# Work to do:
Give nothing except the number of lines containing the word "React".
-- Begin --
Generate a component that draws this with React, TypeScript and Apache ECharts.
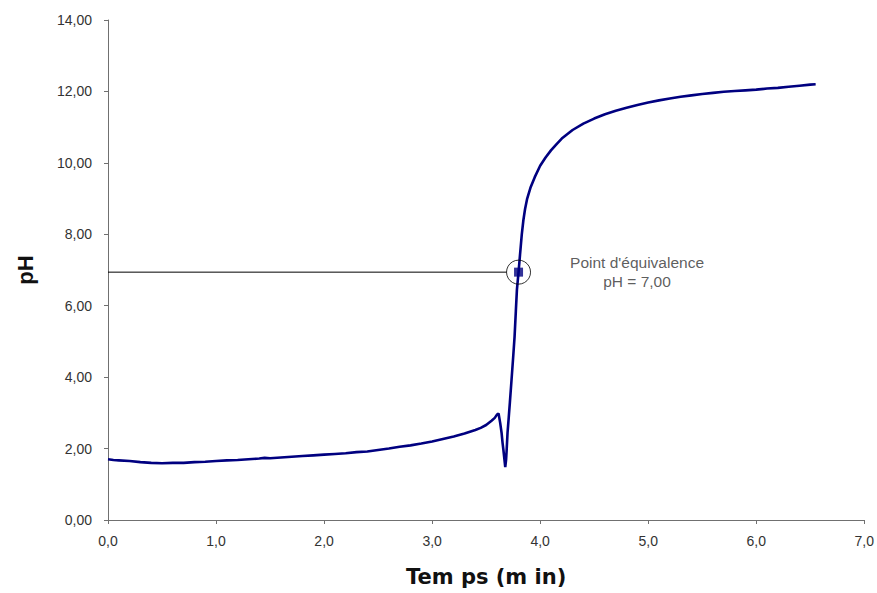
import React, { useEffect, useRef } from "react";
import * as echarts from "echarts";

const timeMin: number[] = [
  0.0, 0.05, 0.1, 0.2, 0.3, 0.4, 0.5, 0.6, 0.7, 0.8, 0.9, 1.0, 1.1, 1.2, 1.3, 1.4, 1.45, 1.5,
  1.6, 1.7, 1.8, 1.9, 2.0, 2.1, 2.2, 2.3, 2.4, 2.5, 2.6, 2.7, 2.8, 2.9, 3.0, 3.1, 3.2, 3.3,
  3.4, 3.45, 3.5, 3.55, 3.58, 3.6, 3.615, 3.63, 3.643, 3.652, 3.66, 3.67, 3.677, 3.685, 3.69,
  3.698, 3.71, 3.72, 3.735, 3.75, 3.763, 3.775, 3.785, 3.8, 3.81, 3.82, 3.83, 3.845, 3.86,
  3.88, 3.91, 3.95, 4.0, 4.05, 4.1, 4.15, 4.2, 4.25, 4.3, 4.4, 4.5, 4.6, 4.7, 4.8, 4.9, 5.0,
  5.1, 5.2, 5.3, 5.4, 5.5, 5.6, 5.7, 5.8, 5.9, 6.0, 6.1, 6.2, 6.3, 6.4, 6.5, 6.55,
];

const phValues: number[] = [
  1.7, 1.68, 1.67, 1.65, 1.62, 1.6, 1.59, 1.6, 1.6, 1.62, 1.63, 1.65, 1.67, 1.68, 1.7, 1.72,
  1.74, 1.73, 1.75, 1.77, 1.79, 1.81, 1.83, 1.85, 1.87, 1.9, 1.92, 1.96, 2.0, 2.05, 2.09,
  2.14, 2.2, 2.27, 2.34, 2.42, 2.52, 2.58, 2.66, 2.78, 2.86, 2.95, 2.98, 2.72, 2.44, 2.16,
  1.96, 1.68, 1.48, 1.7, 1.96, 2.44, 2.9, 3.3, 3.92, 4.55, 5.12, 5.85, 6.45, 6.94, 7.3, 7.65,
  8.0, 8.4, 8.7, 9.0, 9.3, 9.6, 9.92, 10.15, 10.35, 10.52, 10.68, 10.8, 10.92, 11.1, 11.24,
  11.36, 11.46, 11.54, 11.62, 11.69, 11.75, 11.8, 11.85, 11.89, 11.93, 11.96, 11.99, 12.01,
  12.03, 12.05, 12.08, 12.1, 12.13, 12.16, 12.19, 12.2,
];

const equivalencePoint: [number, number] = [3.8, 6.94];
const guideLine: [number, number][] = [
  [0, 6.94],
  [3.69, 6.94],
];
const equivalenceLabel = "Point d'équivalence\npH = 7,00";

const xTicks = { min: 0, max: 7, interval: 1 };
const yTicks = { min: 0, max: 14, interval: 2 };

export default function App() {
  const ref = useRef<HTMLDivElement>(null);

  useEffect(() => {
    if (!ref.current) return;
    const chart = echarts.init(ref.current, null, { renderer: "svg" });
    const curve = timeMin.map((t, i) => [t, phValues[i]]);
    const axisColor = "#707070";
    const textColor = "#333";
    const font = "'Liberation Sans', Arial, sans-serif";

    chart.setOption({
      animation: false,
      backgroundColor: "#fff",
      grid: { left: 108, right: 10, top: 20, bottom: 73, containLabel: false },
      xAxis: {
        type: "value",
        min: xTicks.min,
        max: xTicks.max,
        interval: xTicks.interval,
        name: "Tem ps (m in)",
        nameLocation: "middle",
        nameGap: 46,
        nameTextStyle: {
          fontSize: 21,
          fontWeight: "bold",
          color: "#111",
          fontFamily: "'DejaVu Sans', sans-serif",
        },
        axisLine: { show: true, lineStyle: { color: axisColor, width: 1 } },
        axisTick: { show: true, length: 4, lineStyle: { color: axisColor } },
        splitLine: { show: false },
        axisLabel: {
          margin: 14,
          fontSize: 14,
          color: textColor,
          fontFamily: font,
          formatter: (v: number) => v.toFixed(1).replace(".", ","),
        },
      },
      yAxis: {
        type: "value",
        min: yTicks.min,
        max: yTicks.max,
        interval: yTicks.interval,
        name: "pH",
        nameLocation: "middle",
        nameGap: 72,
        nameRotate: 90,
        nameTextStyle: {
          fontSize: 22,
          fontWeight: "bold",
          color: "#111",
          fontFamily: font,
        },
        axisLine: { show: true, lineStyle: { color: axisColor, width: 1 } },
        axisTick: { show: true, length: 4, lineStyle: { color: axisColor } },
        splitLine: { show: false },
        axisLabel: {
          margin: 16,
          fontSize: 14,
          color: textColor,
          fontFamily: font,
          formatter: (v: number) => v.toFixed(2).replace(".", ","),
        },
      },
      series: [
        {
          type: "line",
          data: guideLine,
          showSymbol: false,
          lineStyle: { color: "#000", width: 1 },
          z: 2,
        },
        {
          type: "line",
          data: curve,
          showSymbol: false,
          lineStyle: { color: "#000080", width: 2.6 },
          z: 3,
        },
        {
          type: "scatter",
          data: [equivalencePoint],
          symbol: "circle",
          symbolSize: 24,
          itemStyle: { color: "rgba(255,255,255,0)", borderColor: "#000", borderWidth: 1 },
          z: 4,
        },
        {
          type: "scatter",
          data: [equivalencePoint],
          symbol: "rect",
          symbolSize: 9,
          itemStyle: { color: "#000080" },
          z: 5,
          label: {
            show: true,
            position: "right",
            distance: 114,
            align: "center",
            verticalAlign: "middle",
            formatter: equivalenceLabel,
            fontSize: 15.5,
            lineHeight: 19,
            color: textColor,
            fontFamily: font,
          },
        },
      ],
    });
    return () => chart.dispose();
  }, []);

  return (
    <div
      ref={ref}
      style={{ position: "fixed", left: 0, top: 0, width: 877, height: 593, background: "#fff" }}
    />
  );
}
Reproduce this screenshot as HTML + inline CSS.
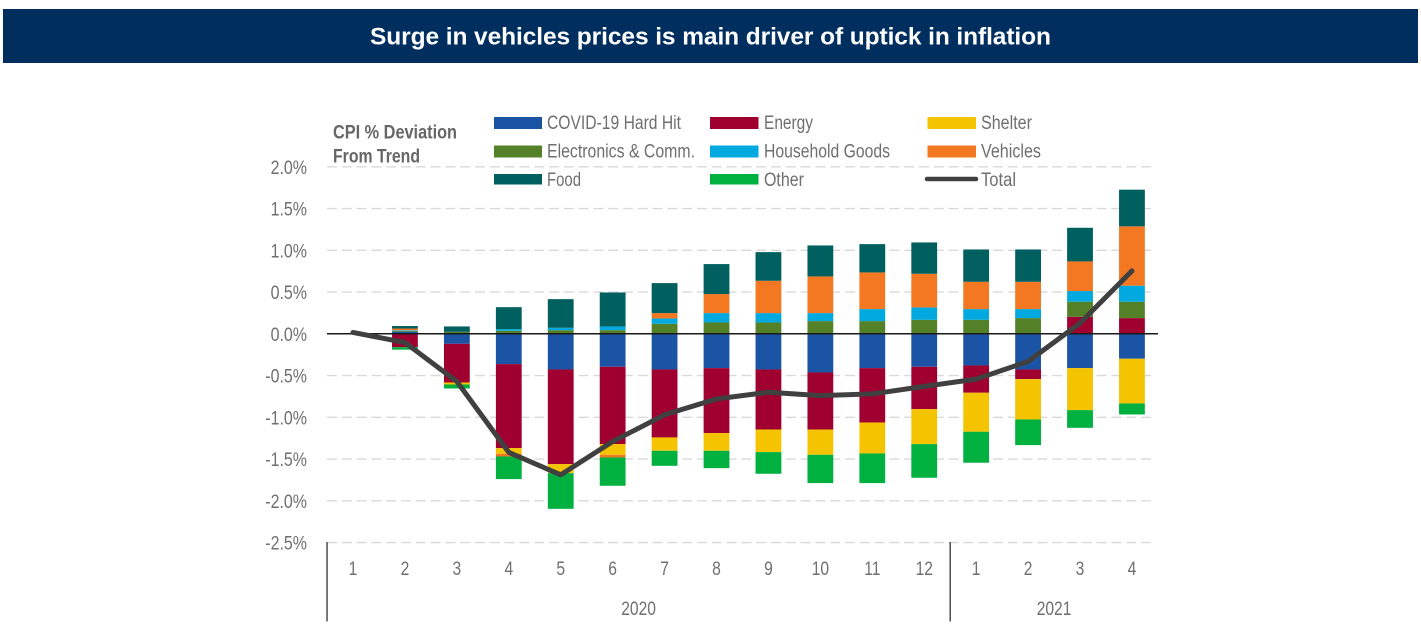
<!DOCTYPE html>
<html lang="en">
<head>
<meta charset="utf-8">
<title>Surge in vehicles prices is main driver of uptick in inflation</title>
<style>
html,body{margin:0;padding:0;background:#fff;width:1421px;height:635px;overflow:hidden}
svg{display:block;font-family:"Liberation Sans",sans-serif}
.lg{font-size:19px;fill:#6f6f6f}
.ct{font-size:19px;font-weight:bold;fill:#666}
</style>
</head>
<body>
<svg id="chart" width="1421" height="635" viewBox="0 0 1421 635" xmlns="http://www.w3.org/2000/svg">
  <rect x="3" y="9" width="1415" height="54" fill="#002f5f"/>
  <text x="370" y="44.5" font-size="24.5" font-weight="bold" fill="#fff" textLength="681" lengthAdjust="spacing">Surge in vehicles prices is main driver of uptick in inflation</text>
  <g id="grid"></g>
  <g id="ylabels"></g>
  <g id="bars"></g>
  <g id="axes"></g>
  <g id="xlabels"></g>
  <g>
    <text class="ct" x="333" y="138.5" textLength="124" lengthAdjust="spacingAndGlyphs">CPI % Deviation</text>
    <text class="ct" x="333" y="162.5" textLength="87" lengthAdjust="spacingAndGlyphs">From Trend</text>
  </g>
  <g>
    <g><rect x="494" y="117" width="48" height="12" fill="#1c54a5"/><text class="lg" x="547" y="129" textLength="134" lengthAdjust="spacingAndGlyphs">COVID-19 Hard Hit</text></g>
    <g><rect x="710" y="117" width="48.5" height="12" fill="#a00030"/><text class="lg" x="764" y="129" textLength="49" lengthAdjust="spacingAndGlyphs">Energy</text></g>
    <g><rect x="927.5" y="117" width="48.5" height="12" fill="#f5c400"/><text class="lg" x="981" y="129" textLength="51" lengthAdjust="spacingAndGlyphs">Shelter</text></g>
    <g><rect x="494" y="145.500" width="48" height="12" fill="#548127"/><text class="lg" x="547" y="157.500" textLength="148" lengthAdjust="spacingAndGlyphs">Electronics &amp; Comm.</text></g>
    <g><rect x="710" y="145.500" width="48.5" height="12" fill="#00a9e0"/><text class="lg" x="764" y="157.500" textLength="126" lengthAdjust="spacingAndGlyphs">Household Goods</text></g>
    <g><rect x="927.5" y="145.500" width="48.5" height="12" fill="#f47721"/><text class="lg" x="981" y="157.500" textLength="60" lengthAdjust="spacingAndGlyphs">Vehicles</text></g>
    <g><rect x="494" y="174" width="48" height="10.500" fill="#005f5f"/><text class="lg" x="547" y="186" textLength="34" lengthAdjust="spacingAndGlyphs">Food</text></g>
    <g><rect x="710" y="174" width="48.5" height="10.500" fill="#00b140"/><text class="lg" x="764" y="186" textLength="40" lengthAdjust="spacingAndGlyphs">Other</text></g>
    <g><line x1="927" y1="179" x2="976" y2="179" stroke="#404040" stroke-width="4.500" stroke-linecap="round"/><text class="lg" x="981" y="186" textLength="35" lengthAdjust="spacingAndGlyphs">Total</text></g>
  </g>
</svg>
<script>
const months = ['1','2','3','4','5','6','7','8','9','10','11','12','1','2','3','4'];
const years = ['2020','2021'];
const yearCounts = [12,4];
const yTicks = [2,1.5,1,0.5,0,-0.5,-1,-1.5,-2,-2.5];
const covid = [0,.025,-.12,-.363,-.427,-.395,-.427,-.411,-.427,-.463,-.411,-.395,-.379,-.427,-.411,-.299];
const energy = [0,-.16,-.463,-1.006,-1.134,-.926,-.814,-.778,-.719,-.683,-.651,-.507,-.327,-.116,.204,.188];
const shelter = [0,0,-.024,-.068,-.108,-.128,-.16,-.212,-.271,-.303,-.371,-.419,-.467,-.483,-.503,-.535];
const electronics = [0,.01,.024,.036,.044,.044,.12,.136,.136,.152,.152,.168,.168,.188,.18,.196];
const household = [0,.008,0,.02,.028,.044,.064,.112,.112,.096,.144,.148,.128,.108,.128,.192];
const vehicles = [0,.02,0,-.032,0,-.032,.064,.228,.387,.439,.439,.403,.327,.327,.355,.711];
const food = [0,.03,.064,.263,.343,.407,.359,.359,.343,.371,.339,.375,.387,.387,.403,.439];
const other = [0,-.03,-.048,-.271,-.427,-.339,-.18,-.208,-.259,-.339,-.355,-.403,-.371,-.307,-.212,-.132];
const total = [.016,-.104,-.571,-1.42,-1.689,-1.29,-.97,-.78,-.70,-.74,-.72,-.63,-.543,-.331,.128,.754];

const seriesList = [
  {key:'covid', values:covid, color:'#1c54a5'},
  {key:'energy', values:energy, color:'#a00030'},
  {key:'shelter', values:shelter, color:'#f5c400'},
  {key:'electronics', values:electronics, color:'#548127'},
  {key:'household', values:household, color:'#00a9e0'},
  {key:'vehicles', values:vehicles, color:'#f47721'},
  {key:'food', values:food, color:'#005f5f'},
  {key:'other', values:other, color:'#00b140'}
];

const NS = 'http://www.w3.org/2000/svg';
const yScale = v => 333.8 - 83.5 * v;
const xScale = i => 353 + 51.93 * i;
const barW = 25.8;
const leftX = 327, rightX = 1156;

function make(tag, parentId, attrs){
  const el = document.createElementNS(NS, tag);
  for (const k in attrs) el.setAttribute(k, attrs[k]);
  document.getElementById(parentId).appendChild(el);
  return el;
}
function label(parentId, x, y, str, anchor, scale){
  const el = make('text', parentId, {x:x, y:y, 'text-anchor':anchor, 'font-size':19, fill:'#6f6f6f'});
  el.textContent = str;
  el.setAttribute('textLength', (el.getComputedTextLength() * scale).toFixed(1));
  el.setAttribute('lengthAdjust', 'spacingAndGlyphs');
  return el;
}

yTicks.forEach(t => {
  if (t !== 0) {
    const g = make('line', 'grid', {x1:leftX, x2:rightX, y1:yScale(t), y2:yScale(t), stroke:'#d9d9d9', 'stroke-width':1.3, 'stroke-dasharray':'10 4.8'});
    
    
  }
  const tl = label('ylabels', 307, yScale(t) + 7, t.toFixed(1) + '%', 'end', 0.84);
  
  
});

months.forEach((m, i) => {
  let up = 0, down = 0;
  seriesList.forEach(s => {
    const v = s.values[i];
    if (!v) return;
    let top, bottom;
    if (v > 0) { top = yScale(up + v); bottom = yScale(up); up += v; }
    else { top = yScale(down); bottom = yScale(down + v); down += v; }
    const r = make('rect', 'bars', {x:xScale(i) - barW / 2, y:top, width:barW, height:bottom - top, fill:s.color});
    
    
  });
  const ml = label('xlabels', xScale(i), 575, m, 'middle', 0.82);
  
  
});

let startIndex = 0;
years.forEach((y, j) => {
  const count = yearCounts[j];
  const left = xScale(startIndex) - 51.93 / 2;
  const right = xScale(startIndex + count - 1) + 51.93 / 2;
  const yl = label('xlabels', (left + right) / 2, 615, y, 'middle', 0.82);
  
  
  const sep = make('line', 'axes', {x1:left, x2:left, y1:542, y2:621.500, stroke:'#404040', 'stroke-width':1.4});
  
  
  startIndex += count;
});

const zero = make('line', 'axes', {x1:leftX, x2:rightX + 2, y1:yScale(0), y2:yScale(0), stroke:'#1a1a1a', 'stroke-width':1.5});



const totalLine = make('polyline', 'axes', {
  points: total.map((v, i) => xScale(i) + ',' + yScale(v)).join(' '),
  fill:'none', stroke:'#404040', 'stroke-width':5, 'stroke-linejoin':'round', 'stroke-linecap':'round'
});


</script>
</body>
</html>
-- End --
# Solution for this problem:
2